Songweb <—let me know if that doesn’t work.
In other words, objects, songs, poems, etc all have underlying meanings that make it mean what it does to you. Weinberger’s example that he took from German philosopher Martin Heidegger, is the meaning of a hammer. You basically have to imagine as if you had no idea what a hammer was, or what is was used for. You break down all the things that give a hammer meaning.
1. It’s a tool….2. It’s used with nails…3. nails are metal things with a flat top and sharp bottom that hold wood together….4. wood is made from trees…5. Trees grow from the ground…..6. We have to cut down a tree to use its wood….and the list goes on.
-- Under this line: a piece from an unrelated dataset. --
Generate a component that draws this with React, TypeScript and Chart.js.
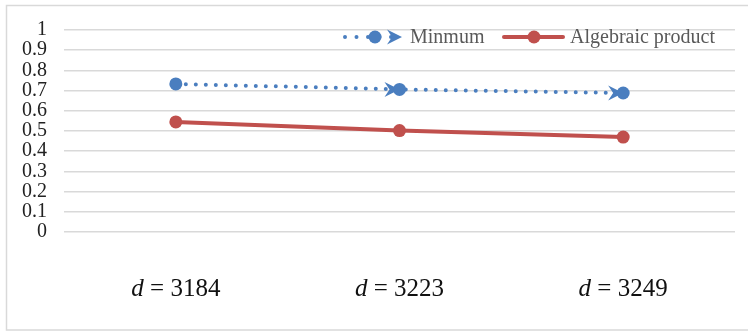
import { useEffect, useRef } from 'react';
import { Chart, registerables } from 'chart.js';

Chart.register(...registerables);

// Sample sizes along the x axis, shown as "d = …"
const categories = ['3184', '3223', '3249'];
const seriesNames = ['Minmum', 'Algebraic product'];
const minimumValues = [0.733, 0.706, 0.688];
const algebraicValues = [0.545, 0.502, 0.47];
const yMin = 0;
const yMax = 1;
const yStep = 0.1;

const BLUE = '#4a7ebf';
const RED = '#c0504d';
const SERIF = '"Liberation Serif", "Times New Roman", serif';

// Stealth-style arrowhead with its tip at (x, y), pointing right
function drawArrow(ctx: CanvasRenderingContext2D, x: number, y: number, color: string) {
  ctx.save();
  ctx.fillStyle = color;
  ctx.beginPath();
  ctx.moveTo(x, y);
  ctx.lineTo(x - 15, y - 7.5);
  ctx.lineTo(x - 10, y);
  ctx.lineTo(x - 15, y + 7.5);
  ctx.closePath();
  ctx.fill();
  ctx.restore();
}

const framePlugin = {
  id: 'frame',
  beforeDraw(chart: Chart) {
    const ctx = chart.ctx;
    ctx.save();
    ctx.strokeStyle = '#d9d9d9';
    ctx.lineWidth = 1.5;
    ctx.strokeRect(6.5, 5.5, 760, 324.5);
    ctx.restore();
  },
};

const arrowPlugin = {
  id: 'segmentArrows',
  beforeDatasetDraw(chart: Chart, args: any) {
    if (args.index !== 0) return;
    const meta = chart.getDatasetMeta(0);
    const pts = meta.data;
    for (let i = 1; i < pts.length; i++) {
      const p: any = pts[i];
      drawArrow(chart.ctx, p.x, p.y, BLUE);
    }
  },
};

const categoryLabelPlugin = {
  id: 'categoryLabels',
  afterDraw(chart: Chart) {
    const ctx = chart.ctx;
    const xScale = chart.scales.x;
    const baseline = 296;
    ctx.save();
    ctx.fillStyle = '#111';
    ctx.textBaseline = 'alphabetic';
    categories.forEach((c, i) => {
      const cx = xScale.getPixelForValue(i);
      const italicFont = `italic 25px ${SERIF}`;
      const plainFont = `25px ${SERIF}`;
      ctx.font = italicFont;
      const wD = ctx.measureText('d').width;
      ctx.font = plainFont;
      const rest = ' = ' + c;
      const wR = ctx.measureText(rest).width;
      const start = cx - (wD + wR) / 2;
      ctx.font = italicFont;
      ctx.textAlign = 'left';
      ctx.fillText('d', start, baseline);
      ctx.font = plainFont;
      ctx.fillText(rest, start + wD, baseline);
    });
    ctx.restore();
  },
};

const legendPlugin = {
  id: 'customLegend',
  afterDraw(chart: Chart) {
    const ctx = chart.ctx;
    const y = 37;
    ctx.save();
    // Minmum: dotted line, marker and arrowhead
    ctx.strokeStyle = BLUE;
    ctx.lineWidth = 4;
    ctx.lineCap = 'round';
    ctx.setLineDash([0, 11.5]);
    ctx.beginPath();
    ctx.moveTo(345, y);
    ctx.lineTo(392, y);
    ctx.stroke();
    ctx.setLineDash([]);
    ctx.fillStyle = BLUE;
    ctx.beginPath();
    ctx.arc(375, y, 6.5, 0, Math.PI * 2);
    ctx.fill();
    drawArrow(ctx, 402, y, BLUE);

    ctx.font = `20px ${SERIF}`;
    ctx.fillStyle = '#595959';
    ctx.textBaseline = 'middle';
    ctx.textAlign = 'left';
    ctx.fillText(seriesNames[0], 410, y + 1);

    // Algebraic product: solid line with marker
    ctx.strokeStyle = RED;
    ctx.lineWidth = 4;
    ctx.lineCap = 'round';
    ctx.beginPath();
    ctx.moveTo(504, y);
    ctx.lineTo(563, y);
    ctx.stroke();
    ctx.fillStyle = RED;
    ctx.beginPath();
    ctx.arc(534, y, 6.5, 0, Math.PI * 2);
    ctx.fill();
    ctx.fillStyle = '#595959';
    ctx.fillText(seriesNames[1], 570, y + 1);
    ctx.restore();
  },
};

export default function App() {
  const canvasRef = useRef<HTMLCanvasElement | null>(null);

  useEffect(() => {
    if (!canvasRef.current) return;
    const chart = new Chart(canvasRef.current, {
      type: 'line',
      data: {
        labels: categories.map((c) => 'd = ' + c),
        datasets: [
          {
            label: seriesNames[0],
            data: minimumValues,
            borderColor: BLUE,
            backgroundColor: BLUE,
            borderWidth: 4,
            borderDash: [0, 10],
            borderCapStyle: 'round',
            pointRadius: 6.5,
            pointBorderWidth: 0,
            pointBackgroundColor: BLUE,
            tension: 0,
          },
          {
            label: seriesNames[1],
            data: algebraicValues,
            borderColor: RED,
            backgroundColor: RED,
            borderWidth: 4,
            borderCapStyle: 'round',
            pointRadius: 6.5,
            pointBorderWidth: 0,
            pointBackgroundColor: RED,
            tension: 0,
          },
        ],
      },
      options: {
        responsive: false,
        animation: false,
        devicePixelRatio: 1,
        layout: { padding: { top: 30, right: 13, left: 0, bottom: 0 } },
        plugins: {
          legend: { display: false },
          tooltip: { enabled: false },
        },
        scales: {
          x: {
            offset: true,
            grid: { display: false },
            border: { display: false },
            ticks: { display: false },
            afterFit: (scale: any) => {
              scale.height = 99;
            },
          },
          y: {
            min: yMin,
            max: yMax,
            grid: { color: '#d9d9d9', lineWidth: 1.5, drawTicks: false },
            border: { display: false },
            ticks: {
              stepSize: yStep,
              autoSkip: false,
              padding: 17,
              color: '#222',
              font: { family: SERIF, size: 20 },
              callback: (v: any) => String(Number(Number(v).toFixed(1))),
            },
            afterFit: (scale: any) => {
              scale.width = 64;
            },
          },
        },
      },
      plugins: [framePlugin, arrowPlugin, categoryLabelPlugin, legendPlugin],
    });
    return () => chart.destroy();
  }, []);

  return (
    <div style={{ position: 'fixed', left: 0, top: 0, width: 748, height: 331, background: '#fff' }}>
      <canvas ref={canvasRef} width={748} height={331} style={{ display: 'block' }} />
    </div>
  );
}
Weinberger also explains, “that implicit web of relationships gives the things of our world their meaning” (170). Which is true, all those “leaves of meaning” that came off of one “branch”, (we can use the hammer example) give it meaning, and give it a purpose. This is true in the digital world as well. In the third order of order, the content and metadata are all digital. Things online have webs of meaning too, just like the hammer does. However it is up to the users to make sure each web of meaning for each thing doesn’t get too out of whack making it hard for the next searcher to find what they are looking for. We build our own webs of meaning by tagging, linking, blogging, tweeting, etc.
“We are building this connected miscellany link by link and tag by tag. Its value is in the implicit relationships that turn it into an infrastructure of meaning” (171).